Полистав новости на медийных сайтах, убедилась, что да, я на Земле.
Следующий утром меня перевели в неврологическое отделение, и через пять дней я настояла на выписке, не выдержав окружения четырехместной палаты.ъ
Глава 39 Я схожу с ума
Из-за рождественских каникул выходить на работу не нужно было ещё целую неделю. Это время было для меня как никогда кстати. Сомневаюсь, что я смогла бы включиться в рабочий процесс.
У меня не было желания кого-либо видеть и с кем-либо общаться. Было одно-единственное желание — забиться в угол, и снова и снова переживать события, хранившиеся в моей памяти, отрешившись от окружающей реальности. Меня поглотила апатия. Насколько я всегда была деятельной, настолько сейчас стала инертной.
После выписки родители настояли, чтобы я пожила у них, но эта идея оказалась неудачной. Я всеми фибрами души стремилась к одиночеству, чтобы без внешних раздражителей, в виде бесконечной заботы мамы, которая старалась меня растормошить и привлечь к какой-нибудь деятельности, будь то приготовление обеда или уборка, разложить всё по полочкам. Для меня всё также открытым оставался вопрос: вымысел или реальность всё то, что не отпускает меня.
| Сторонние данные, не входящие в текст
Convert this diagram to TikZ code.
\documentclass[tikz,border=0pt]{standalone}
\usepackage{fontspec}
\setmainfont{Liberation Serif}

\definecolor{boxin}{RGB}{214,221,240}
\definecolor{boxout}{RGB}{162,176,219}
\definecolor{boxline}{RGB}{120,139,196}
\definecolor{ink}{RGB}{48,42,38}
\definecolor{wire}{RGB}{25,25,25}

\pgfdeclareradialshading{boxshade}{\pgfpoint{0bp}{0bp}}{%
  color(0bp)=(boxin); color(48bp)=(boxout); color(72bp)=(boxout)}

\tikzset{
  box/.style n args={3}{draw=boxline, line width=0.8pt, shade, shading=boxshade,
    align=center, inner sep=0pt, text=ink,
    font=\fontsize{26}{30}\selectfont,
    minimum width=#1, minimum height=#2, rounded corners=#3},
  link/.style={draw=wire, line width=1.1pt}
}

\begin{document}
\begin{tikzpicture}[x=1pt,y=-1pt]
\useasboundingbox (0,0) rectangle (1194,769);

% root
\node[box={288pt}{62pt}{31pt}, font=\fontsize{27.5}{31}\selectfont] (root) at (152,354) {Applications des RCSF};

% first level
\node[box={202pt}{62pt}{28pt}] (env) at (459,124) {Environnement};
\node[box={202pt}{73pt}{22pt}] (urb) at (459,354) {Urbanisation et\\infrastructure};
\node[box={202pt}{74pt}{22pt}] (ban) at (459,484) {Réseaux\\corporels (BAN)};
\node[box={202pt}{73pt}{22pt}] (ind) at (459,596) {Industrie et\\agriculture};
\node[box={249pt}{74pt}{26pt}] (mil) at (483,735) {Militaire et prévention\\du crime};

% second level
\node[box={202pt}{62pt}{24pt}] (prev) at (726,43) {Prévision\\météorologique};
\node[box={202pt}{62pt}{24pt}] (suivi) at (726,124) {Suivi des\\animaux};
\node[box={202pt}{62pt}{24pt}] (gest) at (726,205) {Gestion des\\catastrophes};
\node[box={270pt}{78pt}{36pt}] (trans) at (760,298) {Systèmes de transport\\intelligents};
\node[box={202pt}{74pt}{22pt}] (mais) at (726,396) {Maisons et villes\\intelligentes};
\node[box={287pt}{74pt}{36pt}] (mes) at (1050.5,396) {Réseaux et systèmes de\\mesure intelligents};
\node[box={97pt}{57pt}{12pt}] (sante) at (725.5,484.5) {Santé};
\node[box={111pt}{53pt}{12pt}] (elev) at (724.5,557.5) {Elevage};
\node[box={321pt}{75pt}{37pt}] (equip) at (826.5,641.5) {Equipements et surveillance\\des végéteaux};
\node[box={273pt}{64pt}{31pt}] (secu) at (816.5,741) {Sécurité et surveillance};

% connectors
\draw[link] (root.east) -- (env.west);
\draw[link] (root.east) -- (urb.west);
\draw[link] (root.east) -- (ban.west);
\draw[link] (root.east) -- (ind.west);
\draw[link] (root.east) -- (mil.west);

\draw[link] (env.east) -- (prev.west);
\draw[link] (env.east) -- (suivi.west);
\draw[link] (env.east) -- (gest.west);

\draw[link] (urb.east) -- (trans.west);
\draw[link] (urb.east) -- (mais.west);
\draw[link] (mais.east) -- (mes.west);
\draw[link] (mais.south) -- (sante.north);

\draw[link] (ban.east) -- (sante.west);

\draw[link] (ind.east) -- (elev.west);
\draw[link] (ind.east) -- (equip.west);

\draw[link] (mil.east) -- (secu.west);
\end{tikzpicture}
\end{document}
Вопросы без ответов. Мозг не отдыхал ни днём, ни ночью. Мыслей было столько много, что я начинала ими захлёбываться, и вот тогда подрывалась с постели, выпутавшись из-под одеяла, и металась из угла в угол.
Мои то ли сны, то ли воспоминания, всё больше обрастали деталями. Все чётче мысленно представлялись события. Чтобы как-то справиться с объёмами информации, я стала делать в блокноте короткие пометки, как вехи для памяти. Старалась зарисовывать лица, хотя ни разу не художница. Каждый такой листок был покорёжен от моих высохших на страницах слёз, капавших, размывая чернила, пока я рисовала или записывала. А самое главное, будоражащее сознание, — это чувства к каждому из мужчин, и мои эмоции на те или иные события. Неужели во сне можно пережить такую гамму чувств, а проснувшись, так чётко помнить? Это сводило с ума.
Я перестала есть и плохо спала, сверкая с утра красными белками глаз с потерянным видом. И только большим усилием воли заставляла приводить себя внешне в порядок, чтобы не расстраивать родителей. Но мне это удавалось плохо. Несколько раз, когда мне удавалось уснуть, просыпалась от того, что меня тормошили, мама или папа.
В таком режиме прошла практически неделя. Первой не выдержала мама:
— Карина, что происходит? Ты сама не своя. С какими иностранцами ты связалась? — обеспокоенно и напористо спросила она меня за завтраком в воскресенье, когда я нехотя ковыряла гречневую кашу в своей тарелке.